Friday, August 31, 2007

In an August 17, 2007 column appearing on MSNBC.com, Eleanor Clift of Newsweek noted that Nancy Keenan, president of NARAl Pro-Choice America, has argued that asking Presidential candidates their views of abortion or Roe v. Wade is less useful than asking a series of questions about family planning. Clift notes that not only are all the Republican candidates rhetorically "pro-life," but, more ominously, "the culture war goes on with some large corporations, such as Wal-Mart and Kroger, slow to stock the morning-after pill, and numerous reports of pharmacists refusing to offer it, especially in hard-to-access rural areas."

Keenan suggests more revealing questions: 1)Do you think it's acceptable for a pharmacy to refuse to fill a woman's prescription for birth control pills based on the personal views of the pharmacist? 2)Should hospital emergency rooms be allowed to withhold information from a rape victim about the morning-after pill, which can prevent a preganancy if it's taken soon enough after the assault? 3)Do you support age-appropriate sex education?

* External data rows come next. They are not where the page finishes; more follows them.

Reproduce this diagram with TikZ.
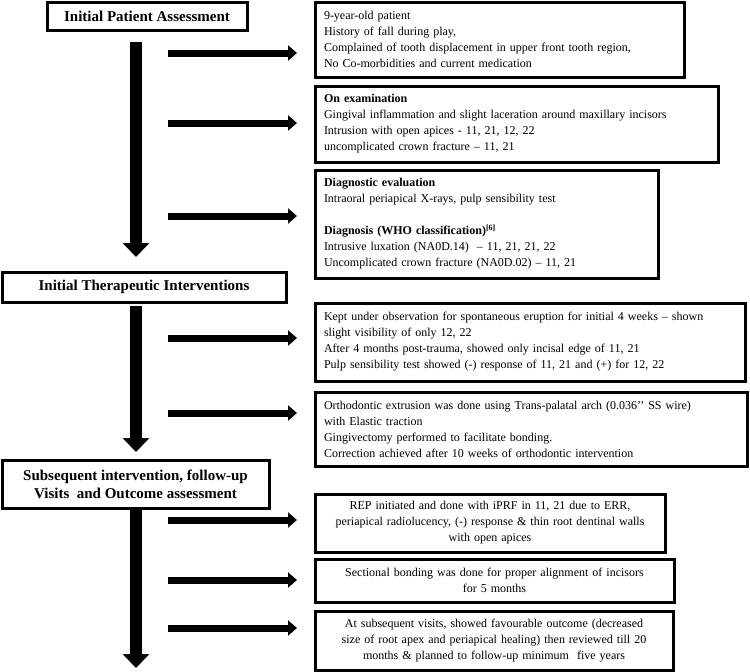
\documentclass[tikz,border=0pt]{standalone}
\usepackage{fontspec}
\setmainfont{Liberation Serif}
\usetikzlibrary{arrows.meta}
\tikzset{stage/.style={draw, line width=3pt, font=\fontsize{15}{18}\selectfont\bfseries, align=center, inner sep=0pt, outer sep=0pt, anchor=north west},
         infobox/.style={draw, line width=3pt, font=\fontsize{12}{16}\selectfont, align=left, inner xsep=9pt, inner ysep=0pt, outer sep=0pt, anchor=north west},
         notebox/.style={infobox, align=center, inner xsep=3pt},
         mainflow/.style={line width=12pt, -{Triangle[length=14pt,width=26pt]}},
         sideflow/.style={line width=7pt, -{Triangle[length=9pt,width=15pt]}}}

\begin{document}
\begin{tikzpicture}[x=1pt,y=-1pt]
\useasboundingbox (0,0) rectangle (750,672);
% stages
\node [stage, minimum width=200pt, minimum height=28pt] (initial) at (47,2) {Initial Patient Assessment};
\node [stage, minimum width=284pt, minimum height=30pt] (therapy) at (2,272) {Initial Therapeutic Interventions};
\node [stage, minimum width=267pt, minimum height=48pt] (followup) at (2,460) {Subsequent intervention, follow-up\\ Visits \ and Outcome assessment};
% details
\node [infobox, text width=351pt, minimum height=75pt] (history) at (315,2) {9-year-old patient\\ History of fall during play,\\ Complained of tooth displacement in upper front tooth region,\\ No Co-morbidities and current medication};
\node [infobox, text width=385pt, minimum height=76pt] (exam) at (315,86) {\textbf{On examination}\\ Gingival inflammation and slight laceration around maxillary incisors\\ Intrusion with open apices - 11, 21, 12, 22\\ uncomplicated crown fracture – 11, 21};
\node [infobox, text width=325pt, minimum height=108pt] (diagnosis) at (315,170) {\textbf{Diagnostic evaluation}\\ Intraoral periapical X-rays, pulp sensibility test\\[16pt] \textbf{Diagnosis (WHO classification)\textsuperscript{[6]}}\\ Intrusive luxation (NA0D.14) \ – 11, 21, 21, 22\\ Uncomplicated crown fracture (NA0D.02) – 11, 21};
\node [infobox, text width=412pt, minimum height=78pt] (observe) at (315,303) {Kept under observation for spontaneous eruption for initial 4 weeks – shown\\ slight visibility of only 12, 22\\ After 4 months post-trauma, showed only incisal edge of 11, 21\\ Pulp sensibility test showed (-) response of 11, 21 and (+) for 12, 22};
\node [infobox, text width=414pt, minimum height=74pt] (extrusion) at (315,392) {Orthodontic extrusion was done using Trans-palatal arch (0.036’’ SS wire)\\ with Elastic traction\\ Gingivectomy performed to facilitate bonding.\\ Correction achieved after 10 weeks of orthodontic intervention};
\node [notebox, text width=344pt, minimum height=58pt] (rep) at (315,494) {REP initiated and done with iPRF in 11, 21 due to ERR,\\ periapical radiolucency, (-) response \& thin root dentinal walls\\ with open apices};
\node [notebox, text width=353pt, minimum height=43pt] (bonding) at (315,559) {Sectional bonding was done for proper alignment of incisors\\ for 5 months};
\node [notebox, text width=352pt, minimum height=59pt] (outcome) at (315,611) {At subsequent visits, showed favourable outcome (decreased\\ size of root apex and periapical healing) then reviewed till 20\\ months \& planned to follow-up minimum \ five years};
% main flow
\coordinate (m1s) at (136,42);  \coordinate (m1e) at (136,257);
\coordinate (m2s) at (136,306); \coordinate (m2e) at (136,452);
\coordinate (m3s) at (136,510); \coordinate (m3e) at (136,668);
\foreach \i in {1,2,3}
  \draw [mainflow] (m\i s) -- (m\i e);
% side arrows
\foreach \y [count=\i] in {53,123,216,338,413,520,580,628} {
  \coordinate (s\i) at (168,\y);
  \coordinate (t\i) at (297,\y);
  \draw [sideflow] (s\i) -- (t\i);
}
\end{tikzpicture}
\end{document}
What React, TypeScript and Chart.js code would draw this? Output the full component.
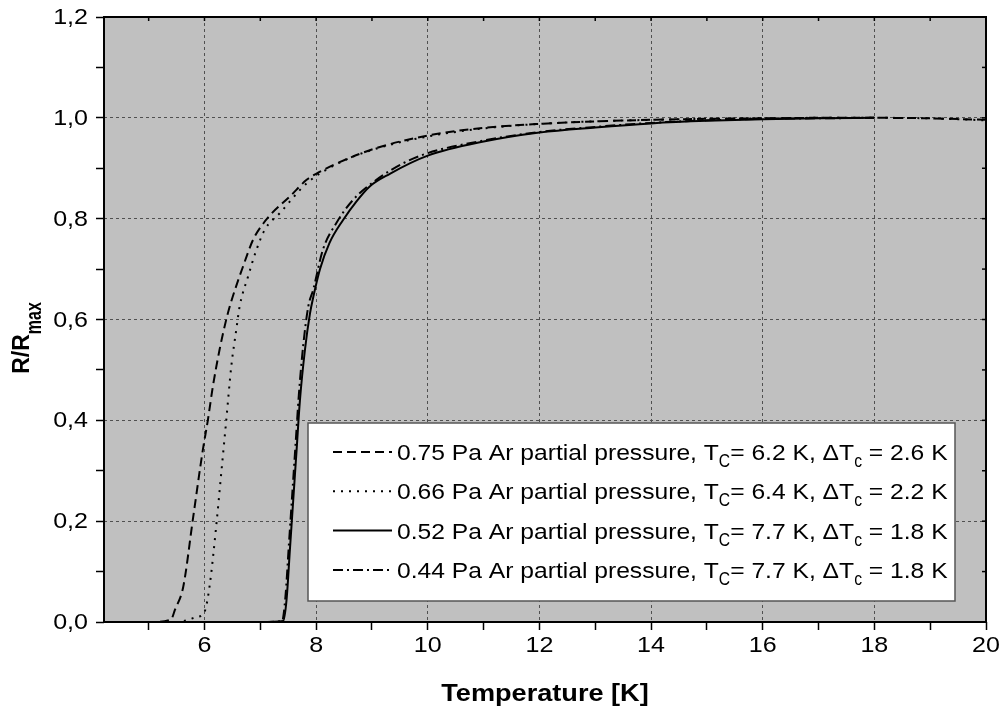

Even if these appropriate questions are not asked, Democrats should be careful about handling this last issue. When in July, Barack Obama stated "But it's the right thing to do, to provide age-appropriate, science-based, sex education in the schools," Mitt Romney accused the Illinois Senator of advocating teaching sex education to kindergarten students. (As ABC News reported here, Obama supported a failed measure in the Illinois state Senate in which kindergarten students would have been given rudimentary sex education, with an opt-out provision.) No matter that Governor Romney had not questioned Massachusetts' age-appropriate sex education curriculum, which included kindergarten students. (No word yet on whether Romney has changed his position on his date of birth, mother's maiden name, or the number of months in a year.) This is the kind of emotion-laden, volatile issue the GOP likes to trot out at election time and with the Repubs loathe to question civil partnerships (and Democrats on record as opposing gay marriage), sex education is among many which could become the GOP's wedge issue of the season.